→ **DATA PROVIDED**
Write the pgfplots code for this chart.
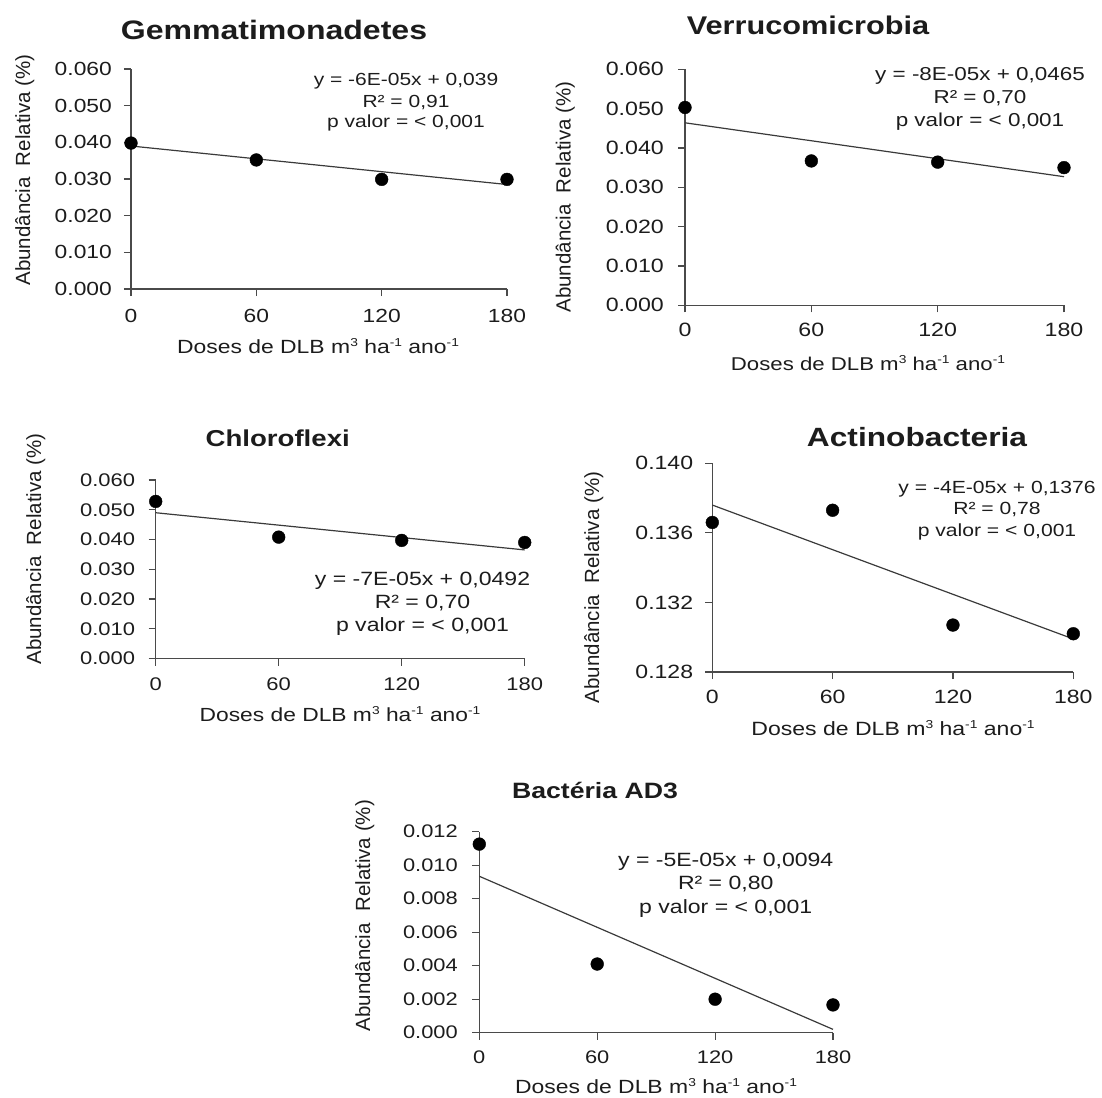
\documentclass[border=0pt]{standalone}
\usepackage{pgfplots}
\pgfplotsset{compat=1.18}
\usepackage{fontspec}
\setmainfont{Liberation Sans}[FakeStretch=1.2]
\newfontfamily\ylabfont{Liberation Sans}
\definecolor{axcol}{HTML}{4A4A4A}
\definecolor{txtcol}{HTML}{1C1C1C}
\definecolor{trendcol}{HTML}{3A3A3A}
\newcommand{\fs}[1]{\fontsize{#1}{#1}\selectfont}
\newcommand{\sups}[1]{\raisebox{0.36em}{\fontsize{11.5}{11.5}\selectfont #1}}
\pgfplotsset{
  panel/.style={
    scale only axis, anchor=south west, clip=false,
    axis lines=left, axis line style={-, draw=axcol, line width=1.1pt},
    tick align=outside, major tick length=7pt,
    tick style={draw=axcol, line width=1.1pt},
    xmin=0, xmax=180, xtick={0,60,120,180}, xticklabels={0,60,120,180},
    minor tick num=0, scaled y ticks=false, scaled x ticks=false,
    ticklabel style={text=txtcol},
    xticklabel style={anchor=base, inner sep=0pt},
    yticklabel style={anchor=east, inner sep=0pt},
  },
  pts/.style={only marks, mark=*, mark size=6.4pt, mark options={fill=black, draw=black}},
  trend/.style={no marks, draw=trendcol, line width=1.2pt},
}
\newcommand{\doses}{Doses de DLB m\sups{3} ha\sups{-1} ano\sups{-1}}
\newcommand{\ylab}{Abund\^ancia\ \ Relativa (\%)}
\begin{document}
\begin{tikzpicture}[text=txtcol]
\useasboundingbox (0pt,0pt) rectangle (1102pt,-1097pt);

% ---------------- Gemmatimonadetes
\begin{axis}[panel, at={(131pt,-289pt)}, width=376pt, height=220pt,
  ymin=0, ymax=0.06, ytick={0,0.01,0.02,0.03,0.04,0.05,0.06},
  yticklabels={0.000,0.010,0.020,0.030,0.040,0.050,0.060},
  ticklabel style={font=\fs{19}},
  xticklabel style={yshift=-26pt}, yticklabel style={xshift=-12pt}]
\addplot[trend] coordinates {(0,0.0390) (180,0.0285)};
\addplot[pts] coordinates {(0,0.0398) (60,0.0352) (120,0.0299) (180,0.0299)};
\end{axis}
\node[anchor=base, inner sep=0pt, font=\bfseries\fs{26.7}] at (274pt,-40pt) {Gemmatimonadetes};
\node[anchor=base, inner sep=0pt, font=\fs{17.5}] at (406pt,-86pt) {y = -6E-05x + 0,039};
\node[anchor=base, inner sep=0pt, font=\fs{17.5}] at (406pt,-107pt) {R² = 0,91};
\node[anchor=base, inner sep=0pt, font=\fs{17.5}] at (406pt,-128pt) {p valor = < 0,001};
\node[anchor=base, inner sep=0pt, font=\fs{19.1}] at (318pt,-353pt) {\doses};
\node[anchor=base, inner sep=0pt, rotate=90, font=\ylabfont\fs{20.5}] at (30pt,-170pt) {\ylab};

% ---------------- Verrucomicrobia
\begin{axis}[panel, at={(685pt,-305.3pt)}, width=379pt, height=236pt,
  ymin=0, ymax=0.06, ytick={0,0.01,0.02,0.03,0.04,0.05,0.06},
  yticklabels={0.000,0.010,0.020,0.030,0.040,0.050,0.060},
  ticklabel style={font=\fs{19.3}},
  xticklabel style={yshift=-24.4pt}, yticklabel style={xshift=-14pt}]
\addplot[trend] coordinates {(0,0.0464) (180,0.0327)};
\addplot[pts] coordinates {(0,0.0503) (60,0.0367) (120,0.0364) (180,0.0350)};
\end{axis}
\node[anchor=base, inner sep=0pt, font=\bfseries\fs{25.6}] at (808pt,-35pt) {Verrucomicrobia};
\node[anchor=base, inner sep=0pt, font=\fs{18.7}] at (980pt,-81pt) {y = -8E-05x + 0,0465};
\node[anchor=base, inner sep=0pt, font=\fs{18.7}] at (980pt,-103.5pt) {R² = 0,70};
\node[anchor=base, inner sep=0pt, font=\fs{18.7}] at (980pt,-126pt) {p valor = < 0,001};
\node[anchor=base, inner sep=0pt, font=\fs{18.5}] at (868pt,-370pt) {\doses};
\node[anchor=base, inner sep=0pt, rotate=90, font=\ylabfont\fs{20.5}] at (570.5pt,-197pt) {\ylab};

% ---------------- Chloroflexi
\begin{axis}[panel, at={(155.7pt,-658.5pt)}, width=369pt, height=178.5pt,
  ymin=0, ymax=0.06, ytick={0,0.01,0.02,0.03,0.04,0.05,0.06},
  yticklabels={0.000,0.010,0.020,0.030,0.040,0.050,0.060},
  ticklabel style={font=\fs{18.3}},
  xticklabel style={yshift=-24.5pt}, yticklabel style={xshift=-13.4pt}]
\addplot[trend] coordinates {(0,0.0490) (180,0.0365)};
\addplot[pts] coordinates {(0,0.0528) (60,0.0408) (120,0.0397) (180,0.0390)};
\end{axis}
\node[anchor=base, inner sep=0pt, font=\bfseries\fs{23}] at (277.7pt,-446.7pt) {Chloroflexi};
\node[anchor=base, inner sep=0pt, font=\fs{19.2}] at (422.5pt,-585.7pt) {y = -7E-05x + 0,0492};
\node[anchor=base, inner sep=0pt, font=\fs{19.2}] at (422.5pt,-608.3pt) {R² = 0,70};
\node[anchor=base, inner sep=0pt, font=\fs{19.2}] at (422.5pt,-631.7pt) {p valor = < 0,001};
\node[anchor=base, inner sep=0pt, font=\fs{19}] at (340pt,-721.7pt) {\doses};
\node[anchor=base, inner sep=0pt, rotate=90, font=\ylabfont\fs{20.5}] at (41pt,-549pt) {\ylab};

% ---------------- Actinobacteria
\begin{axis}[panel, at={(712.3pt,-672pt)}, width=361pt, height=208.7pt,
  ymin=0.128, ymax=0.140, ytick={0.128,0.132,0.136,0.140},
  yticklabels={0.128,0.132,0.136,0.140},
  ticklabel style={font=\fs{19.2}},
  xticklabel style={yshift=-24.3pt}, yticklabel style={xshift=-12pt}]
\addplot[trend] coordinates {(0,0.1376) (180,0.1299)};
\addplot[pts] coordinates {(0,0.1366) (60,0.1373) (120,0.1307) (180,0.1302)};
\end{axis}
\node[anchor=base, inner sep=0pt, font=\bfseries\fs{26.4}] at (917pt,-446.7pt) {Actinobacteria};
\node[anchor=base, inner sep=0pt, font=\fs{17.6}] at (997pt,-493.3pt) {y = -4E-05x + 0,1376};
\node[anchor=base, inner sep=0pt, font=\fs{17.6}] at (997pt,-514.5pt) {R² = 0,78};
\node[anchor=base, inner sep=0pt, font=\fs{17.6}] at (997pt,-536.7pt) {p valor = < 0,001};
\node[anchor=base, inner sep=0pt, font=\fs{19.2}] at (893pt,-735pt) {\doses};
\node[anchor=base, inner sep=0pt, rotate=90, font=\ylabfont\fs{20.5}] at (599pt,-587.5pt) {\ylab};

% ---------------- Bacteria AD3
\begin{axis}[panel, at={(479.3pt,-1032.7pt)}, width=353.7pt, height=201pt,
  ymin=0, ymax=0.012, ytick={0,0.002,0.004,0.006,0.008,0.010,0.012},
  yticklabels={0.000,0.002,0.004,0.006,0.008,0.010,0.012},
  ticklabel style={font=\fs{18.2}},
  xticklabel style={yshift=-23.6pt}, yticklabel style={xshift=-14.4pt}]
\addplot[trend] coordinates {(0,0.00934) (180,0.0002)};
\addplot[pts] coordinates {(0,0.01126) (60,0.0041) (120,0.0020) (180,0.00166)};
\end{axis}
\node[anchor=base, inner sep=0pt, font=\bfseries\fs{22.2}] at (595pt,-798.3pt) {Bactéria AD3};
\node[anchor=base, inner sep=0pt, font=\fs{19.2}] at (725.7pt,-866.7pt) {y = -5E-05x + 0,0094};
\node[anchor=base, inner sep=0pt, font=\fs{19.2}] at (725.7pt,-889.3pt) {R² = 0,80};
\node[anchor=base, inner sep=0pt, font=\fs{19.2}] at (725.7pt,-913.3pt) {p valor = < 0,001};
\node[anchor=base, inner sep=0pt, font=\fs{19.1}] at (656pt,-1093.3pt) {\doses};
\node[anchor=base, inner sep=0pt, rotate=90, font=\ylabfont\fs{20.5}] at (370pt,-915.7pt) {\ylab};
\end{tikzpicture}
\end{document}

→ **TASK DETAILS**
Leave out the pictures and repeat the lines from the start of the material through the line with "(0pt,0pt) rectangle (1102pt,-1097pt);", inclusive.

→ **EXERCISE SOLUTION**
Write the pgfplots code for this chart.
\documentclass[border=0pt]{standalone}
\usepackage{pgfplots}
\pgfplotsset{compat=1.18}
\usepackage{fontspec}
\setmainfont{Liberation Sans}[FakeStretch=1.2]
\newfontfamily\ylabfont{Liberation Sans}
\definecolor{axcol}{HTML}{4A4A4A}
\definecolor{txtcol}{HTML}{1C1C1C}
\definecolor{trendcol}{HTML}{3A3A3A}
\newcommand{\fs}[1]{\fontsize{#1}{#1}\selectfont}
\newcommand{\sups}[1]{\raisebox{0.36em}{\fontsize{11.5}{11.5}\selectfont #1}}
\pgfplotsset{
  panel/.style={
    scale only axis, anchor=south west, clip=false,
    axis lines=left, axis line style={-, draw=axcol, line width=1.1pt},
    tick align=outside, major tick length=7pt,
    tick style={draw=axcol, line width=1.1pt},
    xmin=0, xmax=180, xtick={0,60,120,180}, xticklabels={0,60,120,180},
    minor tick num=0, scaled y ticks=false, scaled x ticks=false,
    ticklabel style={text=txtcol},
    xticklabel style={anchor=base, inner sep=0pt},
    yticklabel style={anchor=east, inner sep=0pt},
  },
  pts/.style={only marks, mark=*, mark size=6.4pt, mark options={fill=black, draw=black}},
  trend/.style={no marks, draw=trendcol, line width=1.2pt},
}
\newcommand{\doses}{Doses de DLB m\sups{3} ha\sups{-1} ano\sups{-1}}
\newcommand{\ylab}{Abund\^ancia\ \ Relativa (\%)}
\begin{document}
\begin{tikzpicture}[text=txtcol]
\useasboundingbox (0pt,0pt) rectangle (1102pt,-1097pt);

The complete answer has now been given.